The Yankees announced almost all of their remaining roster moves today and showed that they are going to focus on the future.

First, Aaron Judge is going to be the starting right fielder.

Next, Luis Severino is the 4th starter.

Both of these moves are absolutely the right choices as they allow the Yankees a chance to see how these prospects can perform and if they are part of the long-term solution.

In other news the Yankees announced:

Rob Refsnyder is headed to AAA which pretty much guarantees that Pete Kozma will be the backup infielder with Didi out.

Eight (ugh) guys are in the pen. Chapman, Betances, Clippard, Warren, Layne, Holder, Mitchell, and Shreve.

One of those arms, will head to the minors when the Yankees name a 5th starter (April 14th or so). Chad Green and Jordan Montgomery will make two minor league starts in the interim, presumeably to decide which one gets the job, though I suppose Luis Cessna could jump back into the race with good minor league numbers.

So, the Yankees still need to pick their fifth starter and demote a bullpen arm to make that happen. That leaves one big decision, what happens to Chris Carter?

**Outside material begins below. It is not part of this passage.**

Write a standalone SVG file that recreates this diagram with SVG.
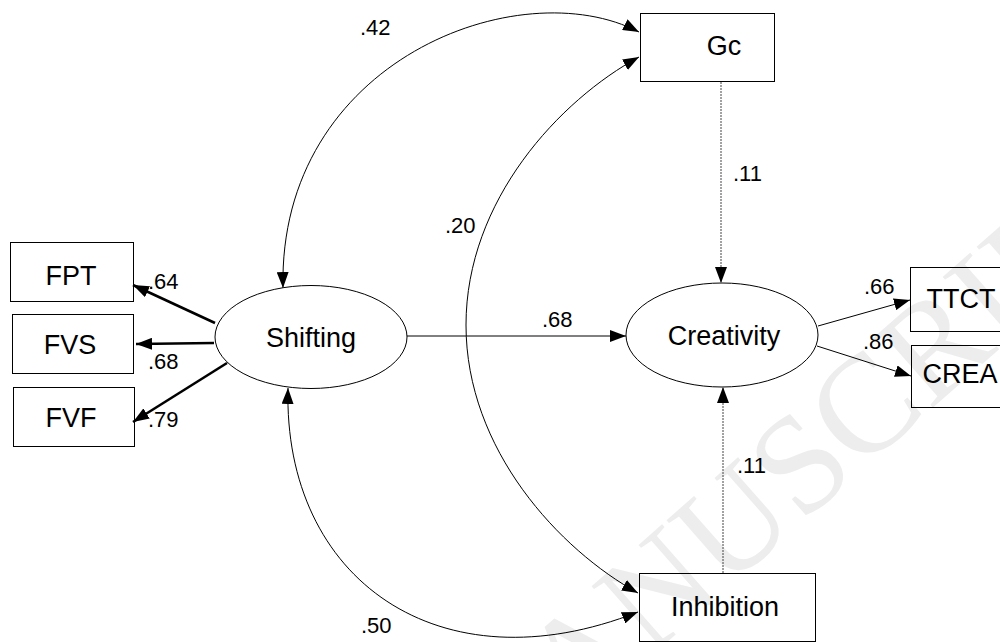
<svg xmlns="http://www.w3.org/2000/svg" width="1000" height="642" viewBox="0 0 1000 642">
<defs>
<style>
.box{fill:none;stroke:#000;stroke-width:1}
.ell{fill:#fff;stroke:#000;stroke-width:1}
.nt{font-family:"Liberation Sans",Arial,sans-serif;font-size:27px;fill:#000;text-anchor:middle}
.lb{font-family:"Liberation Sans",Arial,sans-serif;font-size:22px;fill:#000}
.thin{fill:none;stroke:#000;stroke-width:1}
.thick{fill:none;stroke:#000;stroke-width:2.6}
.dot{fill:none;stroke:#444;stroke-width:1;stroke-dasharray:2,1}
.wm{font-family:"Liberation Serif","Times New Roman",serif;font-size:140px;fill:#ededed}
</style>
<marker id="ah" viewBox="0 0 16 12" refX="16" refY="6" markerWidth="16" markerHeight="12" markerUnits="userSpaceOnUse" orient="auto-start-reverse">
<path d="M0,0 L16,6 L0,12 z" fill="#000"/>
</marker>
</defs>
<rect width="1000" height="642" fill="#fff"/>
<text class="wm" x="480" y="807" transform="rotate(-41.4 480 807)">MANUSCRIPT</text>

<g id="connectors">
<line class="thick" x1="215" y1="323" x2="133" y2="285" marker-end="url(#ah)"/>
<line class="thick" x1="214" y1="343" x2="136" y2="344" marker-end="url(#ah)"/>
<line class="thick" x1="227" y1="363" x2="133" y2="422" marker-end="url(#ah)"/>
<line class="thin" x1="407" y1="336" x2="626" y2="336" marker-end="url(#ah)"/>
<line class="thin" x1="818" y1="326" x2="910" y2="300" marker-end="url(#ah)"/>
<line class="thin" x1="817" y1="346" x2="911" y2="376" marker-end="url(#ah)"/>
<line class="dot" x1="721" y1="82" x2="721" y2="283" marker-end="url(#ah)"/>
<line class="dot" x1="723" y1="573" x2="723" y2="387" marker-end="url(#ah)"/>
<path class="thin" d="M283,288 C278,60 520,-30 639,32" marker-start="url(#ah)" marker-end="url(#ah)"/>
<path class="thin" d="M639,57 C560,100 466,200 466,325 C466,450 560,550 638,593" marker-start="url(#ah)" marker-end="url(#ah)"/>
<path class="thin" d="M288,388 C283,580 440,690 638,612" marker-start="url(#ah)" marker-end="url(#ah)"/>
<text class="lb" x="148" y="289">.64</text>
<text class="lb" x="148" y="369">.68</text>
<text class="lb" x="148" y="427">.79</text>
<text class="lb" x="542" y="327">.68</text>
<text class="lb" x="864" y="294">.66</text>
<text class="lb" x="863" y="349">.86</text>
<text class="lb" x="733" y="181">.11</text>
<text class="lb" x="737" y="473">.11</text>
<text class="lb" x="360" y="35">.42</text>
<text class="lb" x="445" y="233">.20</text>
<text class="lb" x="361" y="633">.50</text>
</g>

<g id="FPT"><rect class="box" x="10.5" y="242.5" width="123" height="59"/><text class="nt" x="71" y="285">FPT</text></g>
<g id="FVS"><rect class="box" x="12.5" y="314.5" width="121" height="59"/><text class="nt" x="70" y="354">FVS</text></g>
<g id="FVF"><rect class="box" x="13.5" y="387.5" width="121" height="59"/><text class="nt" x="71" y="427">FVF</text></g>
<g id="Shifting"><ellipse class="ell" cx="311" cy="337" rx="96" ry="51.5"/><text class="nt" x="311" y="347">Shifting</text></g>
<g id="Creativity"><ellipse class="ell" cx="722" cy="335" rx="96" ry="52"/><text class="nt" x="724" y="345">Creativity</text></g>
<g id="Gc"><rect class="box" x="640.5" y="13.5" width="134" height="68"/><text class="nt" x="724" y="55">Gc</text></g>
<g id="Inhibition"><rect class="box" x="639.5" y="573.5" width="176" height="68"/><text class="nt" x="725" y="616">Inhibition</text></g>
<g id="TTCT"><rect class="box" x="910.5" y="267.5" width="100" height="64"/><text class="nt" x="961" y="308">TTCT</text></g>
<g id="CREA"><rect class="box" x="911.5" y="345.5" width="100" height="62"/><text class="nt" x="960" y="383">CREA</text></g>
</svg>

With 12 arms headed north, the Yankees have room for 4 bench players. Nicks is one. Kozuma is presumably another. A backup catcher, almost certainly Romine, is three. Do the Yankees want to leave the last spot to a guy who has hit 6-for-51 with 26 K’s this spring and can only play first? One would think not, but the Yankees are starting him today, so this will probably go down to the wire.

UPDATE- Yankees currently lead 9-0 in the bottom of the first today. They sent 13 batters to the plate and everyone of them got a hit or reached base except…Chris Carter who was 0-for-2.